While I was on my way to a public library, I was thinking, as I drove, about the similarities between Manasseh and the U.S.  I was thinking about so-called “theories” that the “Lost Ten Tribes” are lost merely from the eyes of mainstream history, and not from modern-day history.  I had the radio on, and tuned to N.P.R.'s affiliate in Bay City, Michigan (WUCX-FM) as I was driving, and, on Scott Simon’s Weekend Edition Saturday, a musician named Christina Pato was featured, and excerpts of an interview with Dr. Pato were aired.  Dr. Pato is originally from Galicia—a comunidad autonoma, or autonomous community, in northwestern Spain.  She plays piano, but she is noted for her abilities with the Galician bagpipe, or gaita.  Though I didn't know that a type of bagpipe is a traditional musical instrument in any part of Spain, I did know that some “off-the-reservation” historians claim that the lineage of the Basques, who dwell in the Pyrenees Mountains—between France and Spain—is traceable back to tribes of Israel.  Could that be why bagpipes are found in Galicia, as they are in the British Isles?

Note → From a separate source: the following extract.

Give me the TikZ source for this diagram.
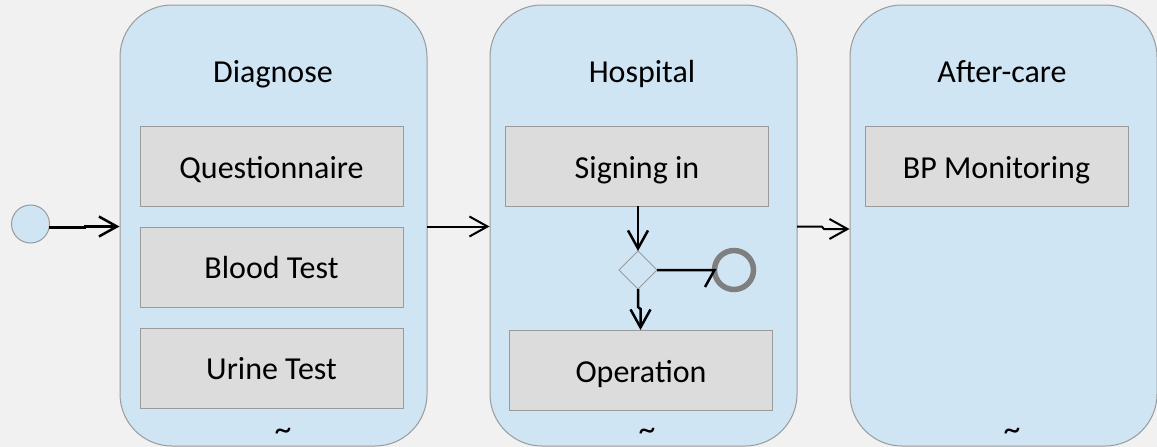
\documentclass[tikz,border=0pt]{standalone}
\usepackage{fontspec}
\setmainfont{Carlito}
\usetikzlibrary{arrows.meta,shapes.geometric}
\definecolor{pagebg}{HTML}{F1F1F1}
\definecolor{panelblue}{HTML}{CFE5F4}
\definecolor{boxgrey}{HTML}{DCDCDC}
\definecolor{edgegrey}{HTML}{9A9A9A}
\definecolor{ringgrey}{HTML}{7F7F7F}
\tikzset{
  lane/.style={draw=edgegrey,fill=panelblue,line width=1pt,rounded corners=52pt,minimum width=307pt,minimum height=441pt,inner sep=0pt,outer sep=0pt},
  task/.style={draw=edgegrey,fill=boxgrey,line width=1pt,minimum width=263pt,minimum height=80pt,inner sep=0pt,outer sep=0pt},
  label/.style={anchor=base,font=\fontsize{32}{38}\selectfont,text=black,inner sep=0pt},
  squiggle/.style={anchor=center,font=\fontsize{26}{28}\selectfont,inner sep=0pt},
  flow/.style={draw=black,line width=2.5pt,-{Straight Barb[length=18pt,width=20pt,line width=2.5pt]},line join=miter},
  thinflow/.style={flow,line width=2pt,-{Straight Barb[length=18pt,width=20pt,line width=2pt]}}
}
\begin{document}
\begin{tikzpicture}[x=1pt,y=-1pt]
\useasboundingbox (0,0) rectangle (1157,447);
\fill[pagebg] (0,0) rectangle (1157,447);
\node[lane] (diag) at (273.5,225.5) {};
\node[lane] (hosp) at (643.5,225.5) {};
\node[lane] (after) at (1003.5,225.5) {};
\node[task] (q) at (271.5,166) {};
\node[task] (b) at (271.5,267) {};
\node[task] (u) at (271.5,368) {};
\node[task] (s) at (637,166) {};
\node[task] (o) at (641,370) {};
\node[task] (bp) at (996.5,166) {};
\node[label] (tdiag) at (273,82) {Diagnose};
\node[label] (thosp) at (642,82) {Hospital};
\node[label] (tafter) at (1002,82) {After-care};
\node[label] (lq) at (271.5,178) {Questionnaire};
\node[label] (lb) at (271.5,278) {Blood Test};
\node[label] (lu) at (271.5,379) {Urine Test};
\node[label] (ls) at (637,178) {Signing in};
\node[label] (lo) at (641,382) {Operation};
\node[label] (lbp) at (996.5,178) {BP Monitoring};
\node[squiggle] (t1) at (283,434) {\scalebox{1.3}{\textasciitilde}};
\node[squiggle] (t2) at (647,434) {\scalebox{1.3}{\textasciitilde}};
\node[squiggle] (t3) at (1012,434.5) {\scalebox{1.3}{\textasciitilde}};
\node[circle,draw=edgegrey,fill=panelblue,line width=1pt,minimum size=38pt,inner sep=0pt,outer sep=0pt] (start) at (30.5,224) {};
\node[diamond,draw=edgegrey,fill=panelblue,line width=1pt,minimum size=38pt,inner sep=0pt,outer sep=0pt] (dec) at (638,270) {};
\node[circle,draw=ringgrey,line width=5.5pt,minimum size=39pt,inner sep=0pt,outer sep=0pt] (end) at (734,270) {};
\coordinate (j1a) at (85,227.5);
\coordinate (j1b) at (85,226.5);
\coordinate (j3a) at (822,226.7);
\coordinate (j3b) at (824,229);
\coordinate (j4a) at (638,307);
\coordinate (j4b) at (640.5,309);
\coordinate (barb) at (705,287);
\coordinate (tipend) at (714.5,270);
\coordinate (s0) at (49,227.5);
\coordinate (d0) at (427,226.5);
\coordinate (h0) at (797,226.7);
\coordinate (a1) at (119.5,226.5);
\coordinate (a2) at (489.5,226.5);
\coordinate (a3) at (849.5,229);
\draw[flow] (s0) -- (j1a) -- (j1b) -- (a1);
\draw[thinflow] (d0) -- (a2);
\draw[thinflow] (h0) -- (j3a) -- (j3b) -- (a3);
\draw[flow] (s.south -| dec.north) -- (dec.north);
\draw[flow] (dec.south) -- (j4a) -- (j4b) -- (o.north -| j4b);
\draw[draw=black,line width=2.5pt] (dec.east) -- (tipend) -- (barb);
\end{tikzpicture}
\end{document}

We have seen that Joseph's son, Manasseh, gave rise to a “thirteenth” tribe of Israel.  The facts that the U.S. started out as thirteen colonies, and that the U.S. flag has 13 stripes, have been noted.  We saw that Scripture notes the assertiveness of certain Manassite women, when it came to an inheritance issue.  We noted that certain American women have been very strong, and have not seen fit to sit on the sidelines in a “man's world.”  We saw that, just as a Manassite—Gideon—turned down an offer to make him into a king, George Washington refused to be crowned as king.  We compared Manasseh's name, “to cause to forget,” with the forgetfulness, in the U.S., about avoidance of monarchy, and about the dangers of a central bank, and about our forgetfulness to be thankful.  I mentioned that, just as Manasseh of old was a “split” tribe (half having been east of the Jordan, half having been west), the U.S. was settled by people east of the North Sea, and west of the North Sea.  The U.S. has the Mississippi River dividing it.  Also, the Mason-Dixon line eventually became a huge social divide.

In this article, have I provided sufficient proof that the U.S., today, is the Biblical tribe of Manasseh?  No, I haven't.  But I do believe that, with Manasseh's shared traits with the U.S., we may be able to learn things from Biblical accounts of the tribe of Manasseh.  Just as the tribe of Manasseh was forgetful, so has the U.S. been forgetful.  We can learn from our own history, and from the history of the Biblical Manassites, or we can repeat history in unpleasant ways.